:: Supplied information ::

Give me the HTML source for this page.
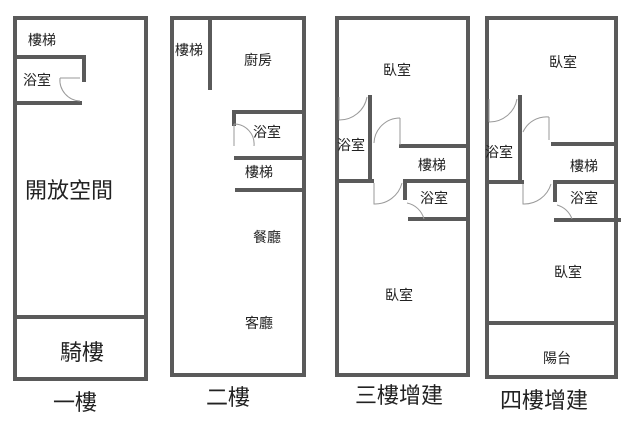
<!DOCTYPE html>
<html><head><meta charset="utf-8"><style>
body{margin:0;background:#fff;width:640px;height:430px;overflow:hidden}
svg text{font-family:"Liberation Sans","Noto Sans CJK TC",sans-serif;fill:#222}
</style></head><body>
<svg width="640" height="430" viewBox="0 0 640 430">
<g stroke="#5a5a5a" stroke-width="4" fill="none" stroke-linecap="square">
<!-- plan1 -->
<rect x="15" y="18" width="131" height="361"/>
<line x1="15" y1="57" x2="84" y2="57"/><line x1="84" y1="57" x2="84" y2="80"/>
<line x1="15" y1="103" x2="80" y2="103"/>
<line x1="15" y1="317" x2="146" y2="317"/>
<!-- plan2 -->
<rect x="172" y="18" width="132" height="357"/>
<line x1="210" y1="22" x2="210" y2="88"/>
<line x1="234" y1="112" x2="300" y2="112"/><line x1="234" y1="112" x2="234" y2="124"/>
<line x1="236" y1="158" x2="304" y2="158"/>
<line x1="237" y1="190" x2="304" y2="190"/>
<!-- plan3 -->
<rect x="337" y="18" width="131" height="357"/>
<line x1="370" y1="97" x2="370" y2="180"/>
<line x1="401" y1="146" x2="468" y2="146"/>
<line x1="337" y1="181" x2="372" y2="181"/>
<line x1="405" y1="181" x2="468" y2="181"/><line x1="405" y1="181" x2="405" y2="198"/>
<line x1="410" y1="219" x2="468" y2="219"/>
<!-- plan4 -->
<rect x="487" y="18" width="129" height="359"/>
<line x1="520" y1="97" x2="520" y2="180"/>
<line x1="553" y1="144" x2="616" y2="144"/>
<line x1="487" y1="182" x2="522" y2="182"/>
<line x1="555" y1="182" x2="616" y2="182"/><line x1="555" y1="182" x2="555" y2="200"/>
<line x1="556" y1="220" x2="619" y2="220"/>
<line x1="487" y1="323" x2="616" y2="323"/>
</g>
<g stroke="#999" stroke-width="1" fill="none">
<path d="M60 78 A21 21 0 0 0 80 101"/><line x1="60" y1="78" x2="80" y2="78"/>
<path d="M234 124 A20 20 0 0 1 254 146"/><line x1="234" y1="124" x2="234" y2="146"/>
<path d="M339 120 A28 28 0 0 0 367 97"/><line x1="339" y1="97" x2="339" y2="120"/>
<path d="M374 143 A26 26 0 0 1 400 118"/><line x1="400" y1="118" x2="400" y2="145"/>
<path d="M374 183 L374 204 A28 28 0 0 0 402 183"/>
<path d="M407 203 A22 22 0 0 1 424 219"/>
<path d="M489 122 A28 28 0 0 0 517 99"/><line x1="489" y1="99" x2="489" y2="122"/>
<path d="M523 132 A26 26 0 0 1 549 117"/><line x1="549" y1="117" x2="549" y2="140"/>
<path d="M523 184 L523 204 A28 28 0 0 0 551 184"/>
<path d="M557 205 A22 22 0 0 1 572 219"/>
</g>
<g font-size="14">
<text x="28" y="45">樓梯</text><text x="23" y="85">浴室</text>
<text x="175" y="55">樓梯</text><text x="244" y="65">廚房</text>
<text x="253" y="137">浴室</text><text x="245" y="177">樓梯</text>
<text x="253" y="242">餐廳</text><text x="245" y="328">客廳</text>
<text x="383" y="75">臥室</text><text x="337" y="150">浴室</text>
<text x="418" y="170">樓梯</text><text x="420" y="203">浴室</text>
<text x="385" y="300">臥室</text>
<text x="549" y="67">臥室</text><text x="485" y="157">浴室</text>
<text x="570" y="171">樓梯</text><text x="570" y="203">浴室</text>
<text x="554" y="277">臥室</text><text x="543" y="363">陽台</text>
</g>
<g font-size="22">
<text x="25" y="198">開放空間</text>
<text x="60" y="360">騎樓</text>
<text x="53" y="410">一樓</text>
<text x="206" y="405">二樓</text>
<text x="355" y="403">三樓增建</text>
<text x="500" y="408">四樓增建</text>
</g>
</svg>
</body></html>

:::

Repeat the material exactly as it reads, without any of its pictures.

Give me the HTML source for this page.
<!DOCTYPE html>
<html><head><meta charset="utf-8"><style>
body{margin:0;background:#fff;width:640px;height:430px;overflow:hidden}
svg text{font-family:"Liberation Sans","Noto Sans CJK TC",sans-serif;fill:#222}
</style></head><body>
<svg width="640" height="430" viewBox="0 0 640 430">
<g stroke="#5a5a5a" stroke-width="4" fill="none" stroke-linecap="square">
<!-- plan1 -->
<rect x="15" y="18" width="131" height="361"/>
<line x1="15" y1="57" x2="84" y2="57"/><line x1="84" y1="57" x2="84" y2="80"/>
<line x1="15" y1="103" x2="80" y2="103"/>
<line x1="15" y1="317" x2="146" y2="317"/>
<!-- plan2 -->
<rect x="172" y="18" width="132" height="357"/>
<line x1="210" y1="22" x2="210" y2="88"/>
<line x1="234" y1="112" x2="300" y2="112"/><line x1="234" y1="112" x2="234" y2="124"/>
<line x1="236" y1="158" x2="304" y2="158"/>
<line x1="237" y1="190" x2="304" y2="190"/>
<!-- plan3 -->
<rect x="337" y="18" width="131" height="357"/>
<line x1="370" y1="97" x2="370" y2="180"/>
<line x1="401" y1="146" x2="468" y2="146"/>
<line x1="337" y1="181" x2="372" y2="181"/>
<line x1="405" y1="181" x2="468" y2="181"/><line x1="405" y1="181" x2="405" y2="198"/>
<line x1="410" y1="219" x2="468" y2="219"/>
<!-- plan4 -->
<rect x="487" y="18" width="129" height="359"/>
<line x1="520" y1="97" x2="520" y2="180"/>
<line x1="553" y1="144" x2="616" y2="144"/>
<line x1="487" y1="182" x2="522" y2="182"/>
<line x1="555" y1="182" x2="616" y2="182"/><line x1="555" y1="182" x2="555" y2="200"/>
<line x1="556" y1="220" x2="619" y2="220"/>
<line x1="487" y1="323" x2="616" y2="323"/>
</g>
<g stroke="#999" stroke-width="1" fill="none">
<path d="M60 78 A21 21 0 0 0 80 101"/><line x1="60" y1="78" x2="80" y2="78"/>
<path d="M234 124 A20 20 0 0 1 254 146"/><line x1="234" y1="124" x2="234" y2="146"/>
<path d="M339 120 A28 28 0 0 0 367 97"/><line x1="339" y1="97" x2="339" y2="120"/>
<path d="M374 143 A26 26 0 0 1 400 118"/><line x1="400" y1="118" x2="400" y2="145"/>
<path d="M374 183 L374 204 A28 28 0 0 0 402 183"/>
<path d="M407 203 A22 22 0 0 1 424 219"/>
<path d="M489 122 A28 28 0 0 0 517 99"/><line x1="489" y1="99" x2="489" y2="122"/>
<path d="M523 132 A26 26 0 0 1 549 117"/><line x1="549" y1="117" x2="549" y2="140"/>
<path d="M523 184 L523 204 A28 28 0 0 0 551 184"/>
<path d="M557 205 A22 22 0 0 1 572 219"/>
</g>
<g font-size="14">
<text x="28" y="45">樓梯</text><text x="23" y="85">浴室</text>
<text x="175" y="55">樓梯</text><text x="244" y="65">廚房</text>
<text x="253" y="137">浴室</text><text x="245" y="177">樓梯</text>
<text x="253" y="242">餐廳</text><text x="245" y="328">客廳</text>
<text x="383" y="75">臥室</text><text x="337" y="150">浴室</text>
<text x="418" y="170">樓梯</text><text x="420" y="203">浴室</text>
<text x="385" y="300">臥室</text>
<text x="549" y="67">臥室</text><text x="485" y="157">浴室</text>
<text x="570" y="171">樓梯</text><text x="570" y="203">浴室</text>
<text x="554" y="277">臥室</text><text x="543" y="363">陽台</text>
</g>
<g font-size="22">
<text x="25" y="198">開放空間</text>
<text x="60" y="360">騎樓</text>
<text x="53" y="410">一樓</text>
<text x="206" y="405">二樓</text>
<text x="355" y="403">三樓增建</text>
<text x="500" y="408">四樓增建</text>
</g>
</svg>
</body></html>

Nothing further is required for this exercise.